One aspect covered in the survey was the role of alcohol — 76% of females and 69% of males agreed they are less nervous about sex after drinking, while 35% of females and 58% of males agreed they had sex with people with whom they wouldn’t if sober. It also found that 31.5% of females and 57% of males find it harder to say “no” to sexual advances after drinking.
The extent of alcohol consumption also influenced some results: 43% of female and 39% of male frequent binge drinkers reported regretted sexual experiences, compared to 25% of female and 31% of male infrequent binge drinkers, 12% of female and 13% of male rare binge drinkers, and just 3% of both females and males who never engaged in binge drinking.
Among issues relating to consent, the report found that 50% of females and 58% of males agreed or strongly agreed that they would just keep moving forward in sexual behaviours or actions unless their partner stopped them. It also found that 12.5% of females and 2.5% of males reported ever having experienced sexual contact where physical force or threats to physically harm them were used, while 20% of females and 5% of males reported ever having experienced sexual contact being attempted using physical force, or threatening to cause physical harm that was not successful.
A change in perspective for the future
NPCpp feel that positive reinforcement should be the method employed in teaching these issues to students as opposed to the negative, i.e. don’t talk to strangers, don’t dress in a particular way, don’t drink alcohol, don’t share pictures, etc. We need to teach our children to be aware of what they are saying ‘Yes’ to.

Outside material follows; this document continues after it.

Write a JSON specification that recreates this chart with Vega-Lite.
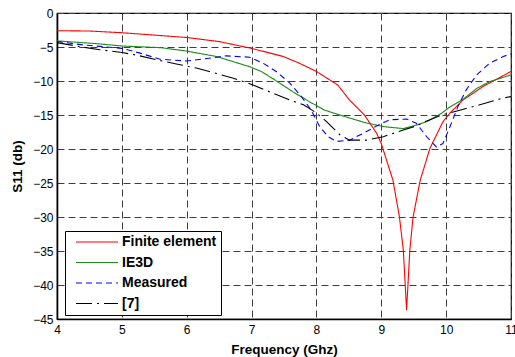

We should be helping pupils gain skills and resources that lead to personal development. We need to help them to improve their self-concept and personal interaction skills. Parents know from raising their own children that a focus on confidence building and knowledge are the core to responsible choices in life.
The world is moving so fast that parents and teachers need ongoing training and education themselves to keep up with requirements to educate and protect our children. It is incumbent on All educators – teachers, schools, DES, parents and youth clubs to work together to ensure that the required ‘education for life’ is delivered properly and effectively to our children.
Common sense and statistics tell us that education on alcohol is a significant part of any education on consent. This demonstrates that we should move away from a narrow definition for any planned education programme. Consent is a broad subject and is relevant to all areas of a student’s life.
Peer pressure, the pressure of fitting in and the influence of social media all need to be counteracted with the ability to establish a greater control over their own lives. Making educated and informed decisions in this area of life is the key to empowerment. Sexuality education should have an emphasis on communication skills, negotiation skills and problem solving skills. Our students need to be socially cognitive and empowered to make their own decisions in all personal aspects of their lives and have the ability to resist enforced pressure from others.